Terzigno. Non avesse scelto di tornare in consiglio comunale, forse, oggi sarebbe ancora libero di girare per le strade della sua Terzigno, la città nella quale non può tornare in virtù di un divieto di dimora che gli è stato imposto dai giudici nei giorni scorsi. A un mese dal ricorso rigettato dalla Corte di Cassazione, sono state pubblicate le motivazioni sulla misura cautelare imposta al consigliere comunale coinvolta nell’inchiesta sulle Ombre Cinesi.
A decidere di allontanare Tomassi da Terzigno sono stati i giudici ermellini della sesta sezione della Corte di Cassazione. E’ stata proprio la voglia di riprendere un posto in municipio a costare caro all’esponente della minoranza, unico dissidente della squadra di governo locale guidata dal primo cittadino Francesco Ranieri.

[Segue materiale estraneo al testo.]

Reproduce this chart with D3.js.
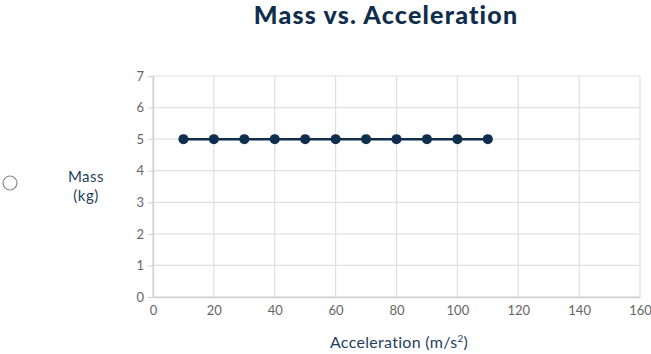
<!DOCTYPE html>
<html>
<head>
<meta charset="utf-8">
<script src="https://cdn.jsdelivr.net/npm/d3@7"></script>
<style>
  body { margin: 0; background: #fff; }
  svg { display: block; }
</style>
</head>
<body>
<div id="chart"></div>
<script>
// data
const acceleration = [10, 20, 30, 40, 50, 60, 70, 80, 90, 100, 110];
const mass = [5, 5, 5, 5, 5, 5, 5, 5, 5, 5, 5];
const xTicks = [0, 20, 40, 60, 80, 100, 120, 140, 160];
const yTicks = [0, 1, 2, 3, 4, 5, 6, 7];

const width = 651, height = 354;
const font = "Lato, 'Open Sans', sans-serif";
const navy = "#0f2d4d";

const svg = d3.select("#chart").append("svg")
  .attr("width", width)
  .attr("height", height);

const x = d3.scaleLinear().domain([0, 160]).range([153, 640]);
const y = d3.scaleLinear().domain([0, 7]).range([297, 76]);

// grid
svg.append("g")
  .selectAll("line.vgrid")
  .data(xTicks)
  .join("line")
  .attr("x1", d => x(d)).attr("x2", d => x(d))
  .attr("y1", y(7)).attr("y2", y(0))
  .attr("stroke", "#e0e0e0")
  .attr("stroke-width", 1.2);

svg.append("g")
  .selectAll("line.hgrid")
  .data(yTicks)
  .join("line")
  .attr("x1", x(0)).attr("x2", x(160))
  .attr("y1", d => y(d)).attr("y2", d => y(d))
  .attr("stroke", "#e0e0e0")
  .attr("stroke-width", 1.2);

// axes
const yAxis = svg.append("g")
  .attr("transform", `translate(${x(0)},0)`)
  .call(d3.axisLeft(y).tickValues(yTicks).tickFormat(d3.format("d"))
    .tickSize(5).tickPadding(4).tickSizeOuter(0));
const xAxis = svg.append("g")
  .attr("transform", `translate(0,${y(0)})`)
  .call(d3.axisBottom(x).tickValues(xTicks).tickSize(0).tickPadding(9).tickSizeOuter(0));

[yAxis, xAxis].forEach(a => {
  a.select(".domain").attr("stroke", "#d0d0d0").attr("stroke-width", 1.4);
  a.selectAll(".tick line").attr("stroke", "#d0d0d0");
  a.selectAll(".tick text")
    .attr("fill", "#666")
    .style("font-family", font)
    .style("font-size", "13px");
});

// line + dots
const line = d3.line()
  .x((d, i) => x(acceleration[i]))
  .y(d => y(d));

svg.append("path")
  .datum(mass)
  .attr("d", line)
  .attr("fill", "none")
  .attr("stroke", navy)
  .attr("stroke-width", 2.5);

svg.append("g")
  .selectAll("circle")
  .data(mass)
  .join("circle")
  .attr("cx", (d, i) => x(acceleration[i]))
  .attr("cy", d => y(d))
  .attr("r", 5)
  .attr("fill", navy);

// title
svg.append("text")
  .attr("x", 386)
  .attr("y", 24)
  .attr("text-anchor", "middle")
  .style("font-family", font)
  .style("font-size", "25px")
  .style("font-weight", 900)
  .style("letter-spacing", "1.2px")
  .attr("fill", navy)
  .text("Mass vs. Acceleration");

// y label
const yl = svg.append("text")
  .attr("text-anchor", "middle")
  .style("font-family", font)
  .style("font-size", "15px")
  .style("letter-spacing", "0.5px")
  .attr("fill", "#1f3f60");
yl.append("tspan").attr("x", 86).attr("y", 182).text("Mass");
yl.append("tspan").attr("x", 86).attr("y", 201).text("(kg)");

// radio circle
svg.append("circle")
  .attr("cx", 10)
  .attr("cy", 183)
  .attr("r", 7)
  .attr("fill", "#fff")
  .attr("stroke", "#888")
  .attr("stroke-width", 1.2);

// x label
const xl = svg.append("text")
  .attr("x", 399)
  .attr("y", 348)
  .attr("text-anchor", "middle")
  .style("font-family", font)
  .style("font-size", "16px")
  .style("letter-spacing", "0.3px")
  .attr("fill", "#1f3f60")
  .text("Acceleration (m/s");
xl.append("tspan").attr("dy", -6).style("font-size", "10px").text("2");
xl.append("tspan").attr("dy", 6).text(")");
</script>
</body>
</html>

Già, perché la decisione del divieto di dimora sul territorio comunale di Terzigno nasce proprio dal rientro in politica di Tomassi nel giugno scorso, quando ha ripreso il posto in consiglio a un mese dalle paventate dimissioni dall’incarico. «Il comportamento preocessuale tenuto dal Tomassi in occasione della richiesta avanzata al giudice dell’udienza preliminare per la sostituzione della misura degli arresti domiciliari con quella dell’obbligo di presentazione apprezzandolo, – scrivono i giudici nella sentenza che rigetta il ricorso presentato dai legali del consigliere – con argomento affatto irragionevoli, come una condotta scaltra avendo il ricorrente taciuto la irritualità delle proposte dimissioni, a sua conoscenza perché comunicata al difensore fin dal 23 aprile 2016 e, quindi, ben prima della formale comunicazione notificatagli». Insomma a Tomassi la misura cautelare degli arresti domiciliari fu commutata in obbligo di firma. Poi il ripensamento dei giudici qualche mese dopo e l’arrivo del divieto di dimora.